Aside from the keyboard, having a great mouse can make a huge difference to your set-up. However, not everyone is a professional gamer, and not everyone can even tell the difference between different sensitivities. Most of all, not everyone needs to be spending upwards of $100—in some cases even more—on a mouse.
If you're just casual gaming, and mostly using your pointing device for school work or other productivity duties, comfort may be more important than accuracy. For this purpose, most mice will do, even cheap ones. But how cheap can you go?
You'd be surprised. Given that the gaming market is rife with devices that are more than often overpriced, there are plenty of decent options that are cheaper than what would normally be considered "cheap." There are plenty of cheap mice on our guide to the best gaming mouse options for 2018.
Take for example a the Doinshop New Fashion Professional Colorful Backlight mouse (yes, that's what it's actually called). It has a 4000 dpi optical sensor, with six buttons and a clickable scroll-wheel.
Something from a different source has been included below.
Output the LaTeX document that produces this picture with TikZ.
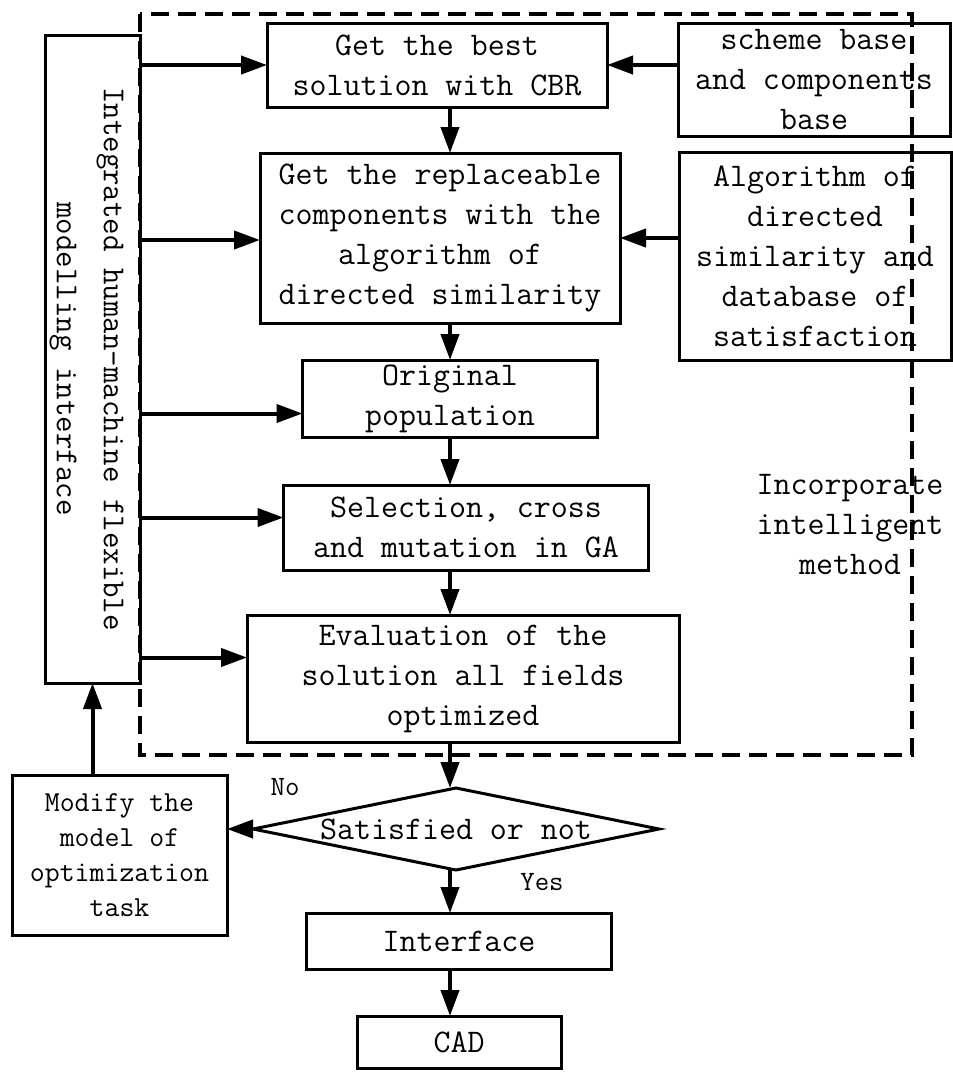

The DPI is also adjustable between 1200, 2500, 3200, and 4000. On Amazon, it has a decent amount of reviews and a 3.5 star rating. Oh—it also has RGB lighting. How much does all that cost?$4.60.
But what if you went just a bit higher? Could you get an even better mouse?
The cheapest gaming mouse
All the features of pricier options
Three DPI levels (2000 max)
Comes in four colored options
While it's technically not the cheapest mouse available, the Tecknet Professional Ergonomic Optical Wired Computer Gaming Mouse (crazy name), has pretty much every option you could want from a mouse for just $8.
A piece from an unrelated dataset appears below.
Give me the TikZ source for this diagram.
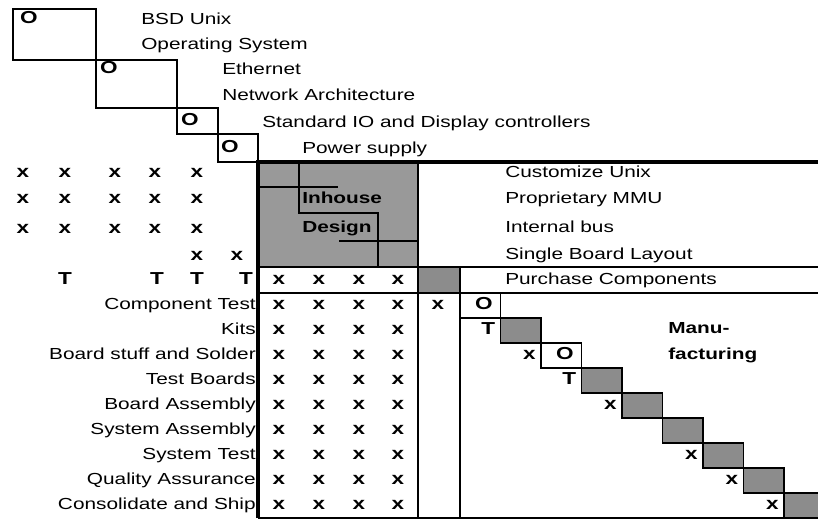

The biggest sign that this mouse is well liked by many is its rating on Amazon: 1507 reviews as of this writing with a 4-star rating. Most people say this is possibly the best mouse they've ever tried.
The mouse is based on a comfortable design, and the reviews agree with this. Tecknet offers the mouse as an ambidextrous device, and also provides the mouse in four different color combinations.
The Tecknet mouse has six buttons along with the ability to switch between three DPI settings. You can adjust between 1000, 1600, and 2000 DPI. Sensor duties are provided by an optical sensor, and Tecknet guarantees the mouse to work on a variety of surfaces, including anodized aluminum and even a magazine.
There are a total of six buttons but you won't be able to program them with macros. You can however assign them to different functions within Windows or within a game.
If wired isn't for you, Tecknet also sells a wireless version of the Ultimate Professional Optical Computer Wireless Gaming Mouse with a small USB dongle. Both mice have identical specifications, except the wireless version has eight buttons instead of six.
Both mice come with a lit design on the surface but it's not RGB and only remains blue. While this can annoy some, the lights rest squarely under your palm when you're using it, so if you don't like blue, you won't have to look at it too much.
If you're looking for a cheap gaming mouse that just works, the two Tecknet mice are great options.